Conversely, Calderón and Herod did worse in neighborhoods with more white voters.

Data Source: Denver Elections Division and 2020 Decennial Census

Political Party Registration

Republicans are widely outnumbered in Denver County, but we do have some areas where they tend to congregate. On the other hand, there are more unaffiliated voters in the city than Republicans or Democrats - almost 44%, according to 2021 registration data from Colorado's Secretary of State.

Data Source: 2021 voter registration/CO Sec. of State

Unsurprisingly, Rougeot, the only registered Republican in the mayoral race, performed best in neighborhoods with more Republicans. Brough's results trended towards Republican support, too, and appeared to fall in neighborhoods with more registered Democrats.

Data Source: Denver Elections and 2021 voter registration/CO Sec. of State

Calderón performed better with Democrats and unaffiliated voters. While it appears Johnston did slightly worse in areas with more registered Democrats, the slope of his trendline was pretty close to flat.

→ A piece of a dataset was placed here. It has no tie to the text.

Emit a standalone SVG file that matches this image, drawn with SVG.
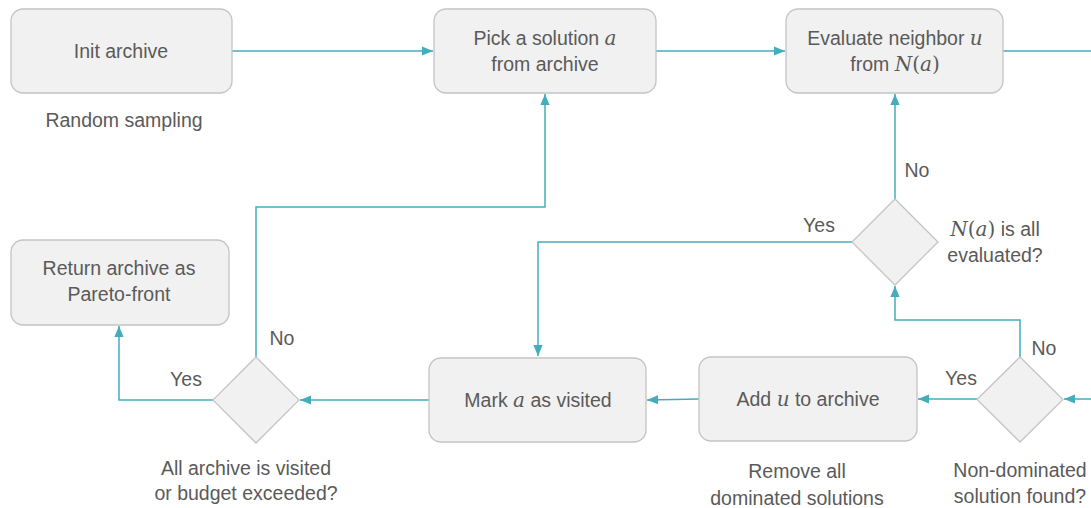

Data Source: Denver Elections and 2021 voter registration/CO Sec. of State

So what does it all mean?

Both MSU professor Preuhs and Paul Teske, dean of University of Colorado Denver's school of public affairs, said these maps are probably indications of where Brough and Johnston are spending their time and money before the runoff.

Their goal, they said, is to hit the areas where they did poorly, or where people didn't participate. People who voted for them already aren't likely to change their minds, Teske said, so the trick will be convincing other groups to pitch in. According to our analysis, they'll need to focus on people of color, people who identify as left of center and people in neighborhoods with lower turnout.

An easy way to do that, Preuhs said, is get endorsements from people who have sway in some those communities.

"To fill in that map," he said, "because endorsements are nice low-cost information for voters to really decide who they're going to go for."

The first flurry of endorsements have come in, and both candidates seem to be buddying up with figures who might help them address their blind spots. Johnston's first big endorsement came from former Mayor Federico Peña; Brough's came from former Mayor Wellington Webb and former state lawmaker Wilma Webb.

Teske said Brough has a little bit of an edge with older voters, who appeared to throw support her way. They're more likely to turn out for her again, he told us.

On the other hand, he added that Johnston appeared to do decently with groups across a number of demographics and achieved a wide geographic spread, good signs for his campaign.

"If I were Mike, I'd try to make sure the folks I'm closer to on the left, who voted for Lisa and Leslie and a handful of others, do get out and get inspired to vote," he said. "And if I were Kelly, I'd double down on the solid older voters."

Two more things outside of the mayoral race:

First, check out this map of support for District 9 incumbent Candi CdeBaca and her runoff challenger, Darrell Watson. While Elyria Swansea had fairly low turnout, they really went for CdeBaca. We're not displaying results for Kwon Atlas, a second challenger who received 12% of the vote (CdeBaca and Watson both got just over 40%), but it's worth saying his support straddled the geographic north-south line separating his opponents.

Data Source: Denver Elections Division

Second, check out this map of support for 2O, the ballot measure that would have allowed Westside Partners to move forward on their plan for the Park Hill Golf Course. While votes were geographically segregated, our analysis of the results show support split generally evenly across demographics.